» **PROBLEM TO WORK ON**: Locate every line in the material below that has the word "this". Copy each of those lines.

Data extracted from a collection
Begin

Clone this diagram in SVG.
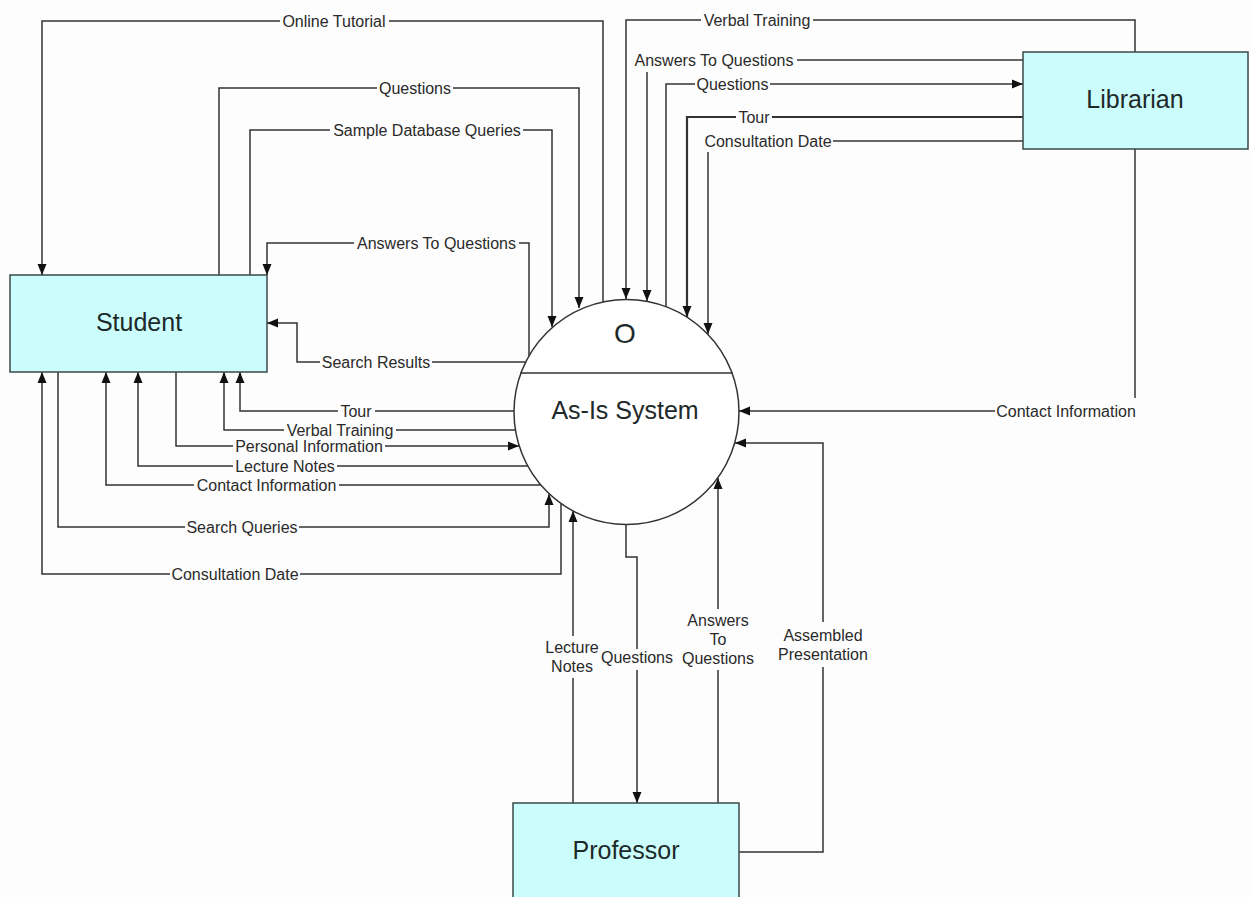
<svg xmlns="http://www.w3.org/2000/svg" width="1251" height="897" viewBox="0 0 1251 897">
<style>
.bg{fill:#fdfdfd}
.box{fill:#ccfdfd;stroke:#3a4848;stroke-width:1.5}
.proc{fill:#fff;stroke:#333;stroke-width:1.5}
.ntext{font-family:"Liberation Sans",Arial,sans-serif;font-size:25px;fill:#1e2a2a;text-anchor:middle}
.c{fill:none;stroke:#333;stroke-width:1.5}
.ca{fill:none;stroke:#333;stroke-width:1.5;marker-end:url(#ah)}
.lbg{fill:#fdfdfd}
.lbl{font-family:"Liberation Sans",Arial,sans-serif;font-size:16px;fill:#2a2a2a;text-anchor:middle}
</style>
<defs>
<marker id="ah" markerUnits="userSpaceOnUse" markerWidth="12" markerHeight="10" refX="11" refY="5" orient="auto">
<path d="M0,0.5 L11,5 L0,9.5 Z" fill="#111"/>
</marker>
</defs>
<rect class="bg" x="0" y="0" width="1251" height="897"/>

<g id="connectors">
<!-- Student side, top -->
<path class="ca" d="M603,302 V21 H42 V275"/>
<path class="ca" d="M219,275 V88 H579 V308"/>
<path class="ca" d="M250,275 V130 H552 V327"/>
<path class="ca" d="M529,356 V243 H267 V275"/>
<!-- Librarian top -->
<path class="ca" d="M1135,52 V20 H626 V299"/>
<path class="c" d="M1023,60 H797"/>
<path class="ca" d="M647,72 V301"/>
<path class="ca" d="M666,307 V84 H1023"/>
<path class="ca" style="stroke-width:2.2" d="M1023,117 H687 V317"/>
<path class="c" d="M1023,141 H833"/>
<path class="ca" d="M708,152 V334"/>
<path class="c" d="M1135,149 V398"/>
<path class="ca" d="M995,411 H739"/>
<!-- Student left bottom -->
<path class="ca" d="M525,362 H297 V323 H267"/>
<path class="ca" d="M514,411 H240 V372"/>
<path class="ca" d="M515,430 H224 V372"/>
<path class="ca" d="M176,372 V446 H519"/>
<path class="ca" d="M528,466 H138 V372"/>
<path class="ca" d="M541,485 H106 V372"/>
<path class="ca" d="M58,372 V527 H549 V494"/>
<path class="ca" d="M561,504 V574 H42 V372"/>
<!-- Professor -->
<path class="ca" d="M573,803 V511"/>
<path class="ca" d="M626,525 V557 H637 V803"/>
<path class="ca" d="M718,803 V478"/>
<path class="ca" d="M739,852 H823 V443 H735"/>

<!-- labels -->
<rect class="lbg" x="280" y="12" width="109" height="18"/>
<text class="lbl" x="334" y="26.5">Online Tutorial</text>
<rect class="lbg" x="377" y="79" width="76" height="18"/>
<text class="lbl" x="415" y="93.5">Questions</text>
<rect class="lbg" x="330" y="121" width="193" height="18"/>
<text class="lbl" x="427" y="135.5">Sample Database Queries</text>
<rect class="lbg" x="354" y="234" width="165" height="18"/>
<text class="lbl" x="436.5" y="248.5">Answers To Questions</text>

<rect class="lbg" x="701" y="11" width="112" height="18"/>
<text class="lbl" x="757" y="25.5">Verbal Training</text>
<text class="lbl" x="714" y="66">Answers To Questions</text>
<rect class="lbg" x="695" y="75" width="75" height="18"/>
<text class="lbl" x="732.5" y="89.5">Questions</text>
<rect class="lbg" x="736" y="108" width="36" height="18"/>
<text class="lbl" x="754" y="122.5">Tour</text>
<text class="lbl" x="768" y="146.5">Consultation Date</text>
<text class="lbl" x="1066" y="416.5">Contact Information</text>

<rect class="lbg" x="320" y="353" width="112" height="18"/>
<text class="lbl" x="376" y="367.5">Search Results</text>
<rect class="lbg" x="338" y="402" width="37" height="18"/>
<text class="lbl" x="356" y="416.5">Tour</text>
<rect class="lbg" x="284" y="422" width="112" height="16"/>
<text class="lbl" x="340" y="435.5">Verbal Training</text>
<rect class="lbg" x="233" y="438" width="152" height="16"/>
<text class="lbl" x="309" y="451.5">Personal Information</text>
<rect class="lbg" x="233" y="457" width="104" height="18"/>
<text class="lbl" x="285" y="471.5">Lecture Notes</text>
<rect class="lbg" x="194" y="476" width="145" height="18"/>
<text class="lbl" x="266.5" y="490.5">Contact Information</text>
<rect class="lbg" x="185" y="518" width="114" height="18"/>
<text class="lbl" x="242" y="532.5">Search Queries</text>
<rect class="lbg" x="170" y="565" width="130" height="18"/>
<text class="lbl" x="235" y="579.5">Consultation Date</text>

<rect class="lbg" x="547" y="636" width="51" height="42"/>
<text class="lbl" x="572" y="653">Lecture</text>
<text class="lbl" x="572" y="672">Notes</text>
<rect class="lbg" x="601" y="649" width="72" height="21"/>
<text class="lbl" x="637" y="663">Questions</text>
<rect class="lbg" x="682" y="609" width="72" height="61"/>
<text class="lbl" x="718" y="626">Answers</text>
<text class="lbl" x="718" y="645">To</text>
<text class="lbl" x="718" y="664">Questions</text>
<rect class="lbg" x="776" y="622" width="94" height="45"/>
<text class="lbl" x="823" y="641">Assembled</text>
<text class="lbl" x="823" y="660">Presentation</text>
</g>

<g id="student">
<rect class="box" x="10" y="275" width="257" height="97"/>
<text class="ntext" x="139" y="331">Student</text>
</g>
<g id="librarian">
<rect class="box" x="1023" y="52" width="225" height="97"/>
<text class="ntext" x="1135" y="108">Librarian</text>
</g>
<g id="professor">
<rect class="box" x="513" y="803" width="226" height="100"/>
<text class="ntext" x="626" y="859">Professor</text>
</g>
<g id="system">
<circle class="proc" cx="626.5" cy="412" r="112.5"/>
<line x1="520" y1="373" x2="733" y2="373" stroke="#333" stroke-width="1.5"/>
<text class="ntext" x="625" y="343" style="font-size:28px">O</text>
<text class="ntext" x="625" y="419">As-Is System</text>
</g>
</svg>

End
Begin

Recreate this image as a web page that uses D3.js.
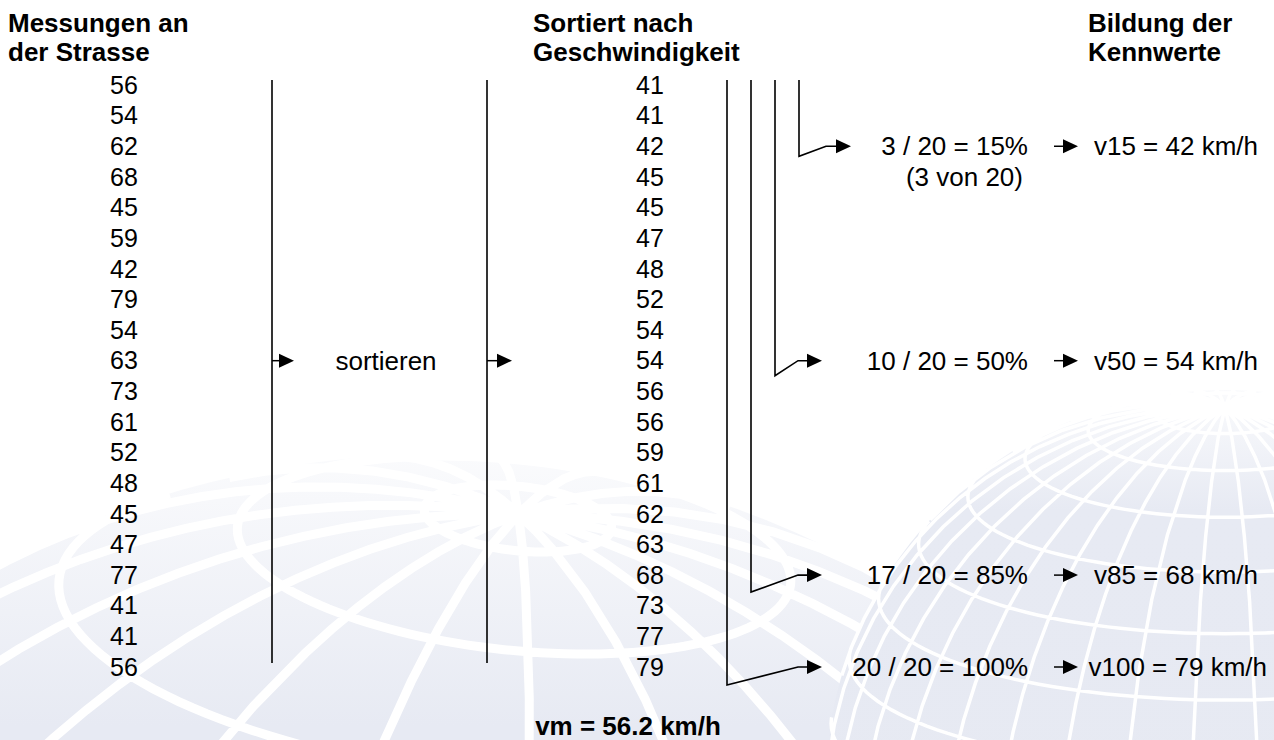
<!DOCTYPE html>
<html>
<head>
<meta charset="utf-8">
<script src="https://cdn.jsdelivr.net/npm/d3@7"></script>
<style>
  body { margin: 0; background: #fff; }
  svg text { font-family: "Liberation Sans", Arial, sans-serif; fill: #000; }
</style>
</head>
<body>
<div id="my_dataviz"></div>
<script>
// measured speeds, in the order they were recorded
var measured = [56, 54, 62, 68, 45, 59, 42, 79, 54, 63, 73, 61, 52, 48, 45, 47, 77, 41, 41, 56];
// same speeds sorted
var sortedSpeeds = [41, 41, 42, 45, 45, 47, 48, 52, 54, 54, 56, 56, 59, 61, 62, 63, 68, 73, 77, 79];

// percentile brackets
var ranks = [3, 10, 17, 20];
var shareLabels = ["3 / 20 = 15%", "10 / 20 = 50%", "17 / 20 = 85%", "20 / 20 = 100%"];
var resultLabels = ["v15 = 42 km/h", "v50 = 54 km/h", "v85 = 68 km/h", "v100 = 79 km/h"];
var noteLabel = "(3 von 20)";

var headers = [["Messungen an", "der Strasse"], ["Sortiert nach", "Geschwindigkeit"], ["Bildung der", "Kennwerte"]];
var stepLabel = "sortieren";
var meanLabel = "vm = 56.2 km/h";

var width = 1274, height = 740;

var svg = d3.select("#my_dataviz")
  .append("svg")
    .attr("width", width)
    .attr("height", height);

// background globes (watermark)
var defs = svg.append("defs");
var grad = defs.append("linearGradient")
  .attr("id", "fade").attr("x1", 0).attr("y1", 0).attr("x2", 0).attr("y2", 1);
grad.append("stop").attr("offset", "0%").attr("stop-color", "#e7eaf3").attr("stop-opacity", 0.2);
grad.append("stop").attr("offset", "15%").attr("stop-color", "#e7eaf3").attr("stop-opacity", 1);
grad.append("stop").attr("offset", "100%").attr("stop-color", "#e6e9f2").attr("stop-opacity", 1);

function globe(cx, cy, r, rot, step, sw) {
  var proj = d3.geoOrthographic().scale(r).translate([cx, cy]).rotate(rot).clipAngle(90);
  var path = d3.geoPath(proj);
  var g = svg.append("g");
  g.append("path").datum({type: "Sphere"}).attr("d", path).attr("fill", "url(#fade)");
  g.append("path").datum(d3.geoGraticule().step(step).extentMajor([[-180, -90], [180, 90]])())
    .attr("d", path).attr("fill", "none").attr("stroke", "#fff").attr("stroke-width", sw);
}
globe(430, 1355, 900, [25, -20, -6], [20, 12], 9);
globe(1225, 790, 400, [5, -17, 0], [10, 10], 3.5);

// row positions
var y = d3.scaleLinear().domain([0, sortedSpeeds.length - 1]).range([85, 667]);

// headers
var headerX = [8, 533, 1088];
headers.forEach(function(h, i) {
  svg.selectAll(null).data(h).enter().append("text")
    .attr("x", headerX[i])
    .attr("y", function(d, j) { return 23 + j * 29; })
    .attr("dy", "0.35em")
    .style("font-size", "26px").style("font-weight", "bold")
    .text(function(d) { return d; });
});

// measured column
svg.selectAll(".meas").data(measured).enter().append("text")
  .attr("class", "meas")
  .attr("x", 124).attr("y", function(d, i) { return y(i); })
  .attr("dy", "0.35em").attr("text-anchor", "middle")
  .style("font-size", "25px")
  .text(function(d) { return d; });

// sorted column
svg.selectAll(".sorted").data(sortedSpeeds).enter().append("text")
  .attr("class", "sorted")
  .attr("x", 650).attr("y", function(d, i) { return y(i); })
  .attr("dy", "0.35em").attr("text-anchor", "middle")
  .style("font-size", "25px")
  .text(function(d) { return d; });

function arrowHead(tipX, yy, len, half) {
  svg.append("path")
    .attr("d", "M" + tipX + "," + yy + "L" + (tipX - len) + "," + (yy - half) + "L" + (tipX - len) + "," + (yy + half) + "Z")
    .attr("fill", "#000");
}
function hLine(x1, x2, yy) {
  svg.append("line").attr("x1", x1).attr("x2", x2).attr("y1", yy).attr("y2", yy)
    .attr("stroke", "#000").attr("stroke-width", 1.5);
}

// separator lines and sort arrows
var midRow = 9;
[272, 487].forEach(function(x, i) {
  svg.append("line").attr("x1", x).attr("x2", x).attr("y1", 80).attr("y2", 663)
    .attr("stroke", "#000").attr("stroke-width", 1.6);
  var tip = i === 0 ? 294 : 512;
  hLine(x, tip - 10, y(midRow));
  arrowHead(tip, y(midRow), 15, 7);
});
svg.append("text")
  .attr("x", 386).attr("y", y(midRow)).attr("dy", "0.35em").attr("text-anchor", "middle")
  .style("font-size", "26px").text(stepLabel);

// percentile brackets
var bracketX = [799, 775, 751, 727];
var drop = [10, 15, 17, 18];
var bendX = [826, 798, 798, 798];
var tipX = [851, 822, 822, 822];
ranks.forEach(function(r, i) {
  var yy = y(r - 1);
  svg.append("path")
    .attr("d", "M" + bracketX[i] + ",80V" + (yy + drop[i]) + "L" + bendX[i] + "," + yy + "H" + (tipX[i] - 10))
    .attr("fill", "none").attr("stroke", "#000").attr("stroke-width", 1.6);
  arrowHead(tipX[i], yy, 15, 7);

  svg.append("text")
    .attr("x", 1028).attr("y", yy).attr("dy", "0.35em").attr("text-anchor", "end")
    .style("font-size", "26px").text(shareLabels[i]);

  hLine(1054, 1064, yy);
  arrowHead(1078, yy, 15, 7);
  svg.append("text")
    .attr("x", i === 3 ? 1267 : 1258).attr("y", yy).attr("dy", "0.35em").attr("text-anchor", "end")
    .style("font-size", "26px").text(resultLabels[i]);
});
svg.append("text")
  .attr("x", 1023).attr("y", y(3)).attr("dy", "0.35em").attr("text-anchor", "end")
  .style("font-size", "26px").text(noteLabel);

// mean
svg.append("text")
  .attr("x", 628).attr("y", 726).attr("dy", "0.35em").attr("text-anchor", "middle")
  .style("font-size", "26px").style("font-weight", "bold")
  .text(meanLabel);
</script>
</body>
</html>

End

» **FINAL ANSWER**:
Clone this diagram in SVG.
Recreate this image as a web page that uses D3.js.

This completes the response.